● REQUEST:
Retype verbatim only the lines below, starting at the one that contains "Rebuild this chart" and ending at the one that contains "yticks = [0, 10, 20, 30, 40, 50]". Pictures are excluded from the copy.

● SOURCE DATA:
↓↓↓

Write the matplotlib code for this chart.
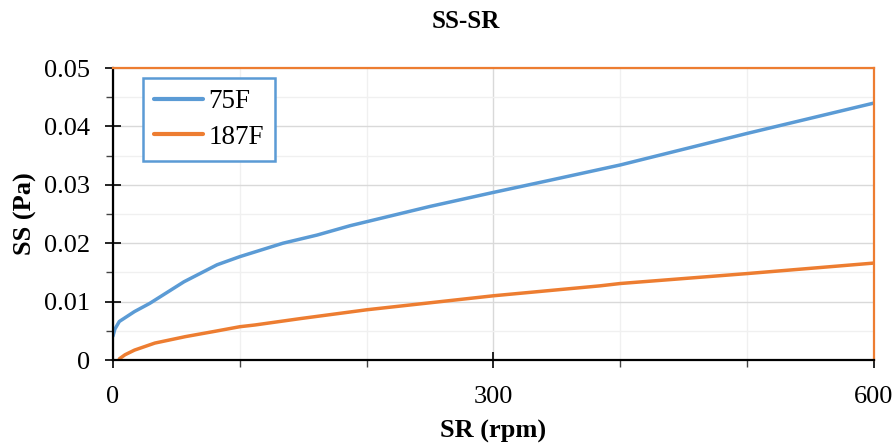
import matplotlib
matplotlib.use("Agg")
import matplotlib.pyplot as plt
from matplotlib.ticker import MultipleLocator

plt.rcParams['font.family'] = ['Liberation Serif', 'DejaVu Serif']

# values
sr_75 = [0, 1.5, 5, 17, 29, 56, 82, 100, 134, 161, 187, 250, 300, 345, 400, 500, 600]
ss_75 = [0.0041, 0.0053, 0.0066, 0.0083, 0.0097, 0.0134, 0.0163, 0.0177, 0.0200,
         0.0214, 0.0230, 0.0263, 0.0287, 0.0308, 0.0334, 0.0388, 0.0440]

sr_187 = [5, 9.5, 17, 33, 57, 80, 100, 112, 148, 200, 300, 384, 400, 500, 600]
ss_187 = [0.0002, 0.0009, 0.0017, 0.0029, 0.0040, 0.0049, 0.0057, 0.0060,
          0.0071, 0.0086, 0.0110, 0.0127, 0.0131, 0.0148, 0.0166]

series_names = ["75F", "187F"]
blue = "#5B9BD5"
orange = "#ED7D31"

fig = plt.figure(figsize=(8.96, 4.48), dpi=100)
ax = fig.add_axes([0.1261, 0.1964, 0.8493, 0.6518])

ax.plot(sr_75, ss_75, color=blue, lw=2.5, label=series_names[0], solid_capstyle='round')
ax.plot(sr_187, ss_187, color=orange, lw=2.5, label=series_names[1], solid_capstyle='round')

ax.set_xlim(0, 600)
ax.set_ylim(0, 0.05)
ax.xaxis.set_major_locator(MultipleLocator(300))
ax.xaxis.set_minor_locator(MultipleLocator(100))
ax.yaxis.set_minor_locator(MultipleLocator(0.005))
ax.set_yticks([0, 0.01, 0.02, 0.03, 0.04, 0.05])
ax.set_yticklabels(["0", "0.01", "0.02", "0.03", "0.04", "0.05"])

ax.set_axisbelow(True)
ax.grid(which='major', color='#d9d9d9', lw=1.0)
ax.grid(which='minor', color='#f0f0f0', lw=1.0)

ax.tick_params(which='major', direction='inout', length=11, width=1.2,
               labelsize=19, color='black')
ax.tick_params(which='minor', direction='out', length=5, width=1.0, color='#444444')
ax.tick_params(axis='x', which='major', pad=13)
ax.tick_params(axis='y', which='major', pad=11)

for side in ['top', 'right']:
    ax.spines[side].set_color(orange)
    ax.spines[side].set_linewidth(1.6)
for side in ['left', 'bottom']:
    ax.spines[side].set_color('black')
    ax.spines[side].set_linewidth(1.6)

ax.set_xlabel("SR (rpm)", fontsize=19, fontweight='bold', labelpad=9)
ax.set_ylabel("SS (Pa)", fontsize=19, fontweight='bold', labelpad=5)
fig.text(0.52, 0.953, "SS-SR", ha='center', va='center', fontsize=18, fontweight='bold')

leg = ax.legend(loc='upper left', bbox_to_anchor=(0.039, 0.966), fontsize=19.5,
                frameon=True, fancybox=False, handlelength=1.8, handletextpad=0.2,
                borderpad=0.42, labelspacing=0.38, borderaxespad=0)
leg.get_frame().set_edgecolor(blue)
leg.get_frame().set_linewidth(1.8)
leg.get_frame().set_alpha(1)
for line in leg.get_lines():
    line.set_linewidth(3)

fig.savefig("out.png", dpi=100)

↑↑↑
↓↓↓

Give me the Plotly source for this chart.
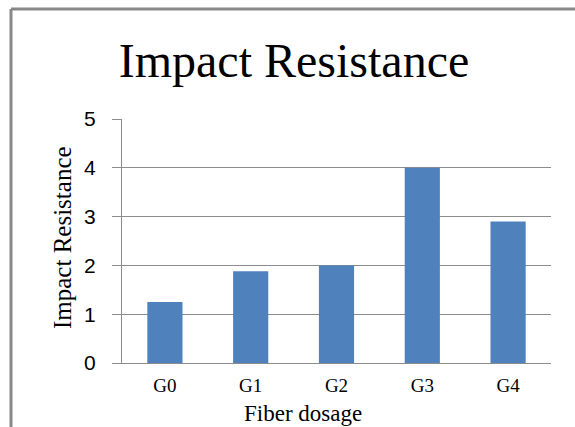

↑↑↑
↓↓↓

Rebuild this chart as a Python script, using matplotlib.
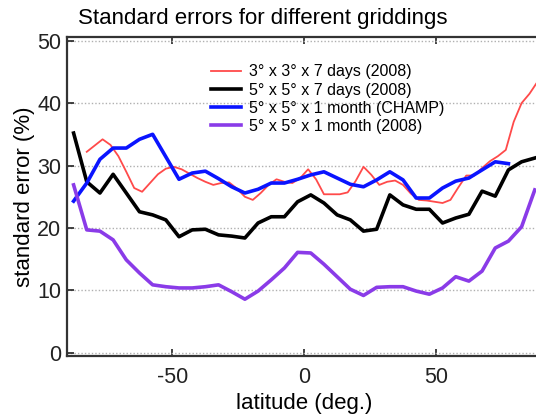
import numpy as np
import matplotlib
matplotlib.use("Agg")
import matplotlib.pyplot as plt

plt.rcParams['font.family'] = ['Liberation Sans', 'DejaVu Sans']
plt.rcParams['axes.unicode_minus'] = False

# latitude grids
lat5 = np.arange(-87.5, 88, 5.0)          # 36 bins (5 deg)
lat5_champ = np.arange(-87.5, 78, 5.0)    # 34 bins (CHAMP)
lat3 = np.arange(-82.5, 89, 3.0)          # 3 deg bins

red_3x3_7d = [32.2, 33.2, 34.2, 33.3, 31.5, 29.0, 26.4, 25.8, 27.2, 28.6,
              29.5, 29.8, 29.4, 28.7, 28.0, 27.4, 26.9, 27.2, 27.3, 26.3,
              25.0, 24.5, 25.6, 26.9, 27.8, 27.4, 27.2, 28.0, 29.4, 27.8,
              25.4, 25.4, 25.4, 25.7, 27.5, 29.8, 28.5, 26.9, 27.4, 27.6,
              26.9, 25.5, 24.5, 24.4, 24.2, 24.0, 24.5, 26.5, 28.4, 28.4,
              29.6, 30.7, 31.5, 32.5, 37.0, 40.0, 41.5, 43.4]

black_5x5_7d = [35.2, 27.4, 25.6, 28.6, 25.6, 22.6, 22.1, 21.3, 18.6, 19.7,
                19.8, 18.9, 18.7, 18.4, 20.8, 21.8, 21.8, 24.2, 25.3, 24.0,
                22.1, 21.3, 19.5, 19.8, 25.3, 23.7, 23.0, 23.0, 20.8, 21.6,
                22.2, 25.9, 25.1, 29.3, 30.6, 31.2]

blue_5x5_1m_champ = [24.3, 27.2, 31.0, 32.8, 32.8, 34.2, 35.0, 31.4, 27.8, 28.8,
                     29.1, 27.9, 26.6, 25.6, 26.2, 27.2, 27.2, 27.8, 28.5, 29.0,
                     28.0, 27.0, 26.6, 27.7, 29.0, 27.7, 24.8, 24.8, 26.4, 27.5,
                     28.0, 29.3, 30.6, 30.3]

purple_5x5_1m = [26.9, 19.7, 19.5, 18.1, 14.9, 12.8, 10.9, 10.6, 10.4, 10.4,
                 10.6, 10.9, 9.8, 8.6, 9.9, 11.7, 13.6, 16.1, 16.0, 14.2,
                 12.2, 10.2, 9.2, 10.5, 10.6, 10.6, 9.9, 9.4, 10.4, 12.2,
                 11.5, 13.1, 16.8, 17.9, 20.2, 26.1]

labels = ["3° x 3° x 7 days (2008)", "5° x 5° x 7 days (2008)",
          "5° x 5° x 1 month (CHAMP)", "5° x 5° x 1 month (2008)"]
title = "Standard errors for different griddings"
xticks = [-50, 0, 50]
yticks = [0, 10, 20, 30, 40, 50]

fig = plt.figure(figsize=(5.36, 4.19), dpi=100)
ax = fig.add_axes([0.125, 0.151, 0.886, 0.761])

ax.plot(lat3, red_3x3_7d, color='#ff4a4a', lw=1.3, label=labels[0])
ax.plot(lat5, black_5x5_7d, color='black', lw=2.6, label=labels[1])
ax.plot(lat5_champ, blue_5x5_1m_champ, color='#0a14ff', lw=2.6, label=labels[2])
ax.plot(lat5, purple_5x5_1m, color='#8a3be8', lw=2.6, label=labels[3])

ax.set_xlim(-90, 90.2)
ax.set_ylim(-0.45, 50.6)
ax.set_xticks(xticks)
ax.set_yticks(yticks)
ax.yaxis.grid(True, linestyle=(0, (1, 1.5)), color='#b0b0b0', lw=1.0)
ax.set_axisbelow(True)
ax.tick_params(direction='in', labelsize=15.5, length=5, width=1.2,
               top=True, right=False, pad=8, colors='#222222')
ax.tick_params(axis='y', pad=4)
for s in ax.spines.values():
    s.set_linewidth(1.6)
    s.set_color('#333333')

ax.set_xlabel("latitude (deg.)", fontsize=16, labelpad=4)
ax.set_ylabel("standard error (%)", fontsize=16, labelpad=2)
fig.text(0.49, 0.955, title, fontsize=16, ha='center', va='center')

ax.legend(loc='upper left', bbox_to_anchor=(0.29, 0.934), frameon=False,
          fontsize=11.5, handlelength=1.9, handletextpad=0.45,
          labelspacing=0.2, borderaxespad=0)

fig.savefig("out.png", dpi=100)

↑↑↑

● EXERCISE RESULT:
Rebuild this chart as a Python script, using matplotlib.
import numpy as np
import matplotlib
matplotlib.use("Agg")
import matplotlib.pyplot as plt

plt.rcParams['font.family'] = ['Liberation Sans', 'DejaVu Sans']
plt.rcParams['axes.unicode_minus'] = False

# latitude grids
lat5 = np.arange(-87.5, 88, 5.0)          # 36 bins (5 deg)
lat5_champ = np.arange(-87.5, 78, 5.0)    # 34 bins (CHAMP)
lat3 = np.arange(-82.5, 89, 3.0)          # 3 deg bins

red_3x3_7d = [32.2, 33.2, 34.2, 33.3, 31.5, 29.0, 26.4, 25.8, 27.2, 28.6,
              29.5, 29.8, 29.4, 28.7, 28.0, 27.4, 26.9, 27.2, 27.3, 26.3,
              25.0, 24.5, 25.6, 26.9, 27.8, 27.4, 27.2, 28.0, 29.4, 27.8,
              25.4, 25.4, 25.4, 25.7, 27.5, 29.8, 28.5, 26.9, 27.4, 27.6,
              26.9, 25.5, 24.5, 24.4, 24.2, 24.0, 24.5, 26.5, 28.4, 28.4,
              29.6, 30.7, 31.5, 32.5, 37.0, 40.0, 41.5, 43.4]

black_5x5_7d = [35.2, 27.4, 25.6, 28.6, 25.6, 22.6, 22.1, 21.3, 18.6, 19.7,
                19.8, 18.9, 18.7, 18.4, 20.8, 21.8, 21.8, 24.2, 25.3, 24.0,
                22.1, 21.3, 19.5, 19.8, 25.3, 23.7, 23.0, 23.0, 20.8, 21.6,
                22.2, 25.9, 25.1, 29.3, 30.6, 31.2]

blue_5x5_1m_champ = [24.3, 27.2, 31.0, 32.8, 32.8, 34.2, 35.0, 31.4, 27.8, 28.8,
                     29.1, 27.9, 26.6, 25.6, 26.2, 27.2, 27.2, 27.8, 28.5, 29.0,
                     28.0, 27.0, 26.6, 27.7, 29.0, 27.7, 24.8, 24.8, 26.4, 27.5,
                     28.0, 29.3, 30.6, 30.3]

purple_5x5_1m = [26.9, 19.7, 19.5, 18.1, 14.9, 12.8, 10.9, 10.6, 10.4, 10.4,
                 10.6, 10.9, 9.8, 8.6, 9.9, 11.7, 13.6, 16.1, 16.0, 14.2,
                 12.2, 10.2, 9.2, 10.5, 10.6, 10.6, 9.9, 9.4, 10.4, 12.2,
                 11.5, 13.1, 16.8, 17.9, 20.2, 26.1]

labels = ["3° x 3° x 7 days (2008)", "5° x 5° x 7 days (2008)",
          "5° x 5° x 1 month (CHAMP)", "5° x 5° x 1 month (2008)"]
title = "Standard errors for different griddings"
xticks = [-50, 0, 50]
yticks = [0, 10, 20, 30, 40, 50]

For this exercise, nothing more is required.